# [Directions]
Write out, word for word, every line from the first one through the line that holds "(0,0) rectangle (885,626);", and nothing else; skip the pictures.

+++ Information shown +++

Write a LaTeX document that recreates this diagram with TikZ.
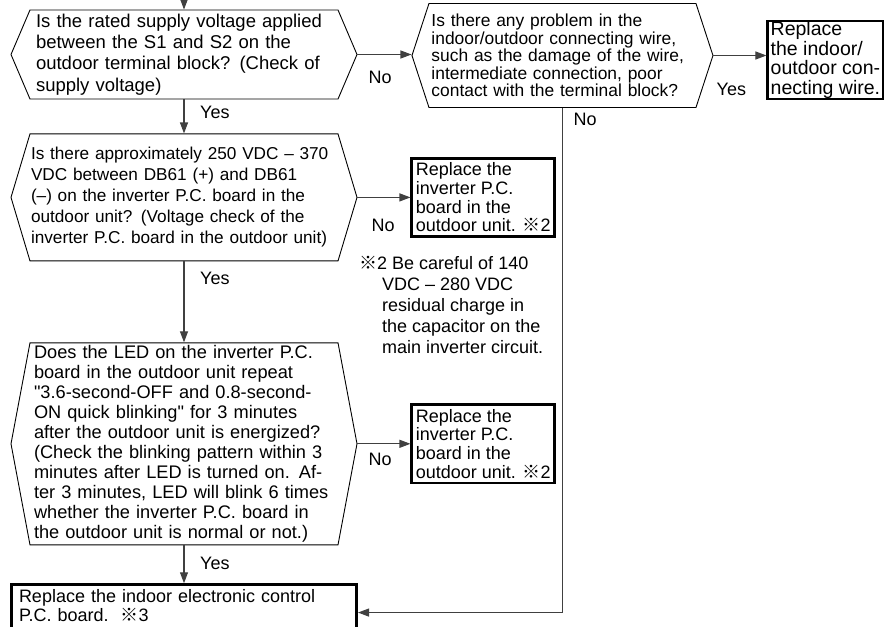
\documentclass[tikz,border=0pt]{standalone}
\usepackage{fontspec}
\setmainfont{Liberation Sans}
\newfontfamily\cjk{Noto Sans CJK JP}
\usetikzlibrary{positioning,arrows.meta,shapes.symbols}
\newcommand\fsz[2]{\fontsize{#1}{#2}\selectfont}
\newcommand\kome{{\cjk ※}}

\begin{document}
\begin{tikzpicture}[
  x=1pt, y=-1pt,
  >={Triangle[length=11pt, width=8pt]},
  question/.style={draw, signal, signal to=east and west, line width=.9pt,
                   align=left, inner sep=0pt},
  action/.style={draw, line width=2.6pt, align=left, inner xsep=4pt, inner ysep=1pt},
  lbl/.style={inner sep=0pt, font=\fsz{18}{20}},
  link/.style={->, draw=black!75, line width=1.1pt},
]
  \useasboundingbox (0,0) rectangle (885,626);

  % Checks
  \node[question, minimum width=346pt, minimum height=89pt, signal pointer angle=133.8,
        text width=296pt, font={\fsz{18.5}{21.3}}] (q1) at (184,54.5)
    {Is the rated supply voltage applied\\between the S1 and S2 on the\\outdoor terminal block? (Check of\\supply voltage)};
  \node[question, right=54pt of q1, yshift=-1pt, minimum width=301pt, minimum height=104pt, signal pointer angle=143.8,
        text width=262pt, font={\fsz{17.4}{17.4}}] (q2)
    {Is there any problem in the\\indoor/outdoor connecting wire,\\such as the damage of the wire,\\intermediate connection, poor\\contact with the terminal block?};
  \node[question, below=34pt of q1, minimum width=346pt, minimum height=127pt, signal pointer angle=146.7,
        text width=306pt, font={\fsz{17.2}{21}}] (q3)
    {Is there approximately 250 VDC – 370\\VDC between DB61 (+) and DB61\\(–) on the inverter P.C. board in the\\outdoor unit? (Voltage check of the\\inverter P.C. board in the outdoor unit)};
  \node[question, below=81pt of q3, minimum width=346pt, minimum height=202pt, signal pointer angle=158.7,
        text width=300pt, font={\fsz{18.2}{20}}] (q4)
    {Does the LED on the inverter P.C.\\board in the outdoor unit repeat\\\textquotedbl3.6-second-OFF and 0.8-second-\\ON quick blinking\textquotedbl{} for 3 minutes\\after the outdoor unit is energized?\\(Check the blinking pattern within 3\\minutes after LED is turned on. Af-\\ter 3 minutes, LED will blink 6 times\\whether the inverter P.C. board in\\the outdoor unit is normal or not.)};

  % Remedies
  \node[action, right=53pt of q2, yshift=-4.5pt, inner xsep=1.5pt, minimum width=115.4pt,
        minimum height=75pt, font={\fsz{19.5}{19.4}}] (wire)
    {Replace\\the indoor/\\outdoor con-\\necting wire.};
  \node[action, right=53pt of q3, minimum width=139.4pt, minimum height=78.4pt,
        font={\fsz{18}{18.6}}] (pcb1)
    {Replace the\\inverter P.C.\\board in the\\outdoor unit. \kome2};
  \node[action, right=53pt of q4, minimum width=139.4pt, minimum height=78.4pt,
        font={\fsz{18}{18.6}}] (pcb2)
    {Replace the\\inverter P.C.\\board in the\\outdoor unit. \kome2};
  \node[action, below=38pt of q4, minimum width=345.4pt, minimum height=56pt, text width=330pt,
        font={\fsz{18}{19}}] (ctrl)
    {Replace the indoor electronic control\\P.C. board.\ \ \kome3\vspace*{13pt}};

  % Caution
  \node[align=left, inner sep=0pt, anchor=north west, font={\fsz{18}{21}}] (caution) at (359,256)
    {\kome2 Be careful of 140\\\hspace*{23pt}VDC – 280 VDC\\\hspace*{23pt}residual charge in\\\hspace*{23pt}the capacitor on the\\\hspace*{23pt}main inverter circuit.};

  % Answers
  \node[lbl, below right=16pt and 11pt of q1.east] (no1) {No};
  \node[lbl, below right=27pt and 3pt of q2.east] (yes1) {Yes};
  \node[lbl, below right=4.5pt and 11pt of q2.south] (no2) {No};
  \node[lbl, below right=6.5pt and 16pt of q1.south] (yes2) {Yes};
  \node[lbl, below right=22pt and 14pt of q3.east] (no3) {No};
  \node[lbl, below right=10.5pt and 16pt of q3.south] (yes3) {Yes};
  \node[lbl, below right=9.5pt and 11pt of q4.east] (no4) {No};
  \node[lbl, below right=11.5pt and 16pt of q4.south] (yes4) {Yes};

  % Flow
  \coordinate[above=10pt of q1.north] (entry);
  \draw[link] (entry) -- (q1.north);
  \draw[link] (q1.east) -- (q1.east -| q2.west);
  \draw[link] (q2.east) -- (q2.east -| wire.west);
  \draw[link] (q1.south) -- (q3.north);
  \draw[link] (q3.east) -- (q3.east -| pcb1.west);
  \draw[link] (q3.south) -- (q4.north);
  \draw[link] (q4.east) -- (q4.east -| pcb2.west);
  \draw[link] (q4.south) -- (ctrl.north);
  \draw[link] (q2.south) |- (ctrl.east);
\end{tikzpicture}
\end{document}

+++

# [Result of this exercise]
Write a LaTeX document that recreates this diagram with TikZ.
\documentclass[tikz,border=0pt]{standalone}
\usepackage{fontspec}
\setmainfont{Liberation Sans}
\newfontfamily\cjk{Noto Sans CJK JP}
\usetikzlibrary{positioning,arrows.meta,shapes.symbols}
\newcommand\fsz[2]{\fontsize{#1}{#2}\selectfont}
\newcommand\kome{{\cjk ※}}

\begin{document}
\begin{tikzpicture}[
  x=1pt, y=-1pt,
  >={Triangle[length=11pt, width=8pt]},
  question/.style={draw, signal, signal to=east and west, line width=.9pt,
                   align=left, inner sep=0pt},
  action/.style={draw, line width=2.6pt, align=left, inner xsep=4pt, inner ysep=1pt},
  lbl/.style={inner sep=0pt, font=\fsz{18}{20}},
  link/.style={->, draw=black!75, line width=1.1pt},
]
  \useasboundingbox (0,0) rectangle (885,626);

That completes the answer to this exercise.